| REQUEST |
Your task is to output the listing word for word, with pictures excluded.

| DATA PROVIDED |
○ ○ ○ ○
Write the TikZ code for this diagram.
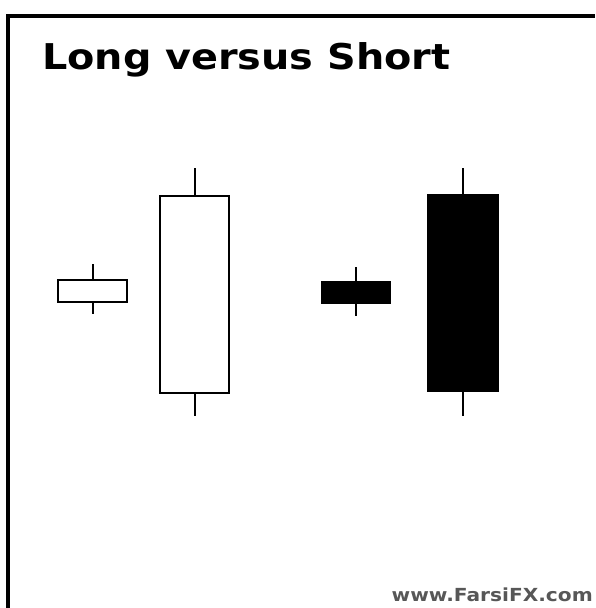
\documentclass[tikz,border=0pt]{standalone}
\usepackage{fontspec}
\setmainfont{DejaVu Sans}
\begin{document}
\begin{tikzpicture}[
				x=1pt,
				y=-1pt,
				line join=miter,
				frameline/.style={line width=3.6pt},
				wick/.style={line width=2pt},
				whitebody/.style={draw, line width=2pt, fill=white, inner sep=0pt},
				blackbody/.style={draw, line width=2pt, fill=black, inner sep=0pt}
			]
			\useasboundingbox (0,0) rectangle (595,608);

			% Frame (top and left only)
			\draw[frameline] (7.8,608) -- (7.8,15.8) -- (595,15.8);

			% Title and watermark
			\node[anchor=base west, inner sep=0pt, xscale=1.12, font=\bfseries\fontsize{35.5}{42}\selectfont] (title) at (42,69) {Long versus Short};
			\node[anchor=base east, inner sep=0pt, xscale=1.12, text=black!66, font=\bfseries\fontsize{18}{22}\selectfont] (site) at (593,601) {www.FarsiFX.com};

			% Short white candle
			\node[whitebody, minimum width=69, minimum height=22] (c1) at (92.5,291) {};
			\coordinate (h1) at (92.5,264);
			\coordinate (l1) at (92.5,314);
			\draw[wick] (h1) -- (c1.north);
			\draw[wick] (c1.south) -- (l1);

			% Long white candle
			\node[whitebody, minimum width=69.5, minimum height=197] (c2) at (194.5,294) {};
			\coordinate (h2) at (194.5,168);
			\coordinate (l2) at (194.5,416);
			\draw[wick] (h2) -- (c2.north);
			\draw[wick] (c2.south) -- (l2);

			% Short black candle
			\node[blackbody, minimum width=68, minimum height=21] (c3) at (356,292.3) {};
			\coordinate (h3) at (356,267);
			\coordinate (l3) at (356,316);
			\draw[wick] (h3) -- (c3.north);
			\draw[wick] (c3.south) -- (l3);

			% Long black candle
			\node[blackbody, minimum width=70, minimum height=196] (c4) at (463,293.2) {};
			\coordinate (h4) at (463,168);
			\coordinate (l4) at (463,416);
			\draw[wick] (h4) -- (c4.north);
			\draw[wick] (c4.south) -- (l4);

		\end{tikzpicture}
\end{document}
○ ○ ○ ○
| THE COMPLETED TASK |
Write the TikZ code for this diagram.
\documentclass[tikz,border=0pt]{standalone}
\usepackage{fontspec}
\setmainfont{DejaVu Sans}
\begin{document}
\begin{tikzpicture}[
				x=1pt,
				y=-1pt,
				line join=miter,
				frameline/.style={line width=3.6pt},
				wick/.style={line width=2pt},
				whitebody/.style={draw, line width=2pt, fill=white, inner sep=0pt},
				blackbody/.style={draw, line width=2pt, fill=black, inner sep=0pt}
			]
			\useasboundingbox (0,0) rectangle (595,608);

			% Frame (top and left only)
			\draw[frameline] (7.8,608) -- (7.8,15.8) -- (595,15.8);

			% Title and watermark
			\node[anchor=base west, inner sep=0pt, xscale=1.12, font=\bfseries\fontsize{35.5}{42}\selectfont] (title) at (42,69) {Long versus Short};
			\node[anchor=base east, inner sep=0pt, xscale=1.12, text=black!66, font=\bfseries\fontsize{18}{22}\selectfont] (site) at (593,601) {www.FarsiFX.com};

			% Short white candle
			\node[whitebody, minimum width=69, minimum height=22] (c1) at (92.5,291) {};
			\coordinate (h1) at (92.5,264);
			\coordinate (l1) at (92.5,314);
			\draw[wick] (h1) -- (c1.north);
			\draw[wick] (c1.south) -- (l1);

			% Long white candle
			\node[whitebody, minimum width=69.5, minimum height=197] (c2) at (194.5,294) {};
			\coordinate (h2) at (194.5,168);
			\coordinate (l2) at (194.5,416);
			\draw[wick] (h2) -- (c2.north);
			\draw[wick] (c2.south) -- (l2);

			% Short black candle
			\node[blackbody, minimum width=68, minimum height=21] (c3) at (356,292.3) {};
			\coordinate (h3) at (356,267);
			\coordinate (l3) at (356,316);
			\draw[wick] (h3) -- (c3.north);
			\draw[wick] (c3.south) -- (l3);

			% Long black candle
			\node[blackbody, minimum width=70, minimum height=196] (c4) at (463,293.2) {};
			\coordinate (h4) at (463,168);
			\coordinate (l4) at (463,416);
			\draw[wick] (h4) -- (c4.north);
			\draw[wick] (c4.south) -- (l4);

		\end{tikzpicture}
\end{document}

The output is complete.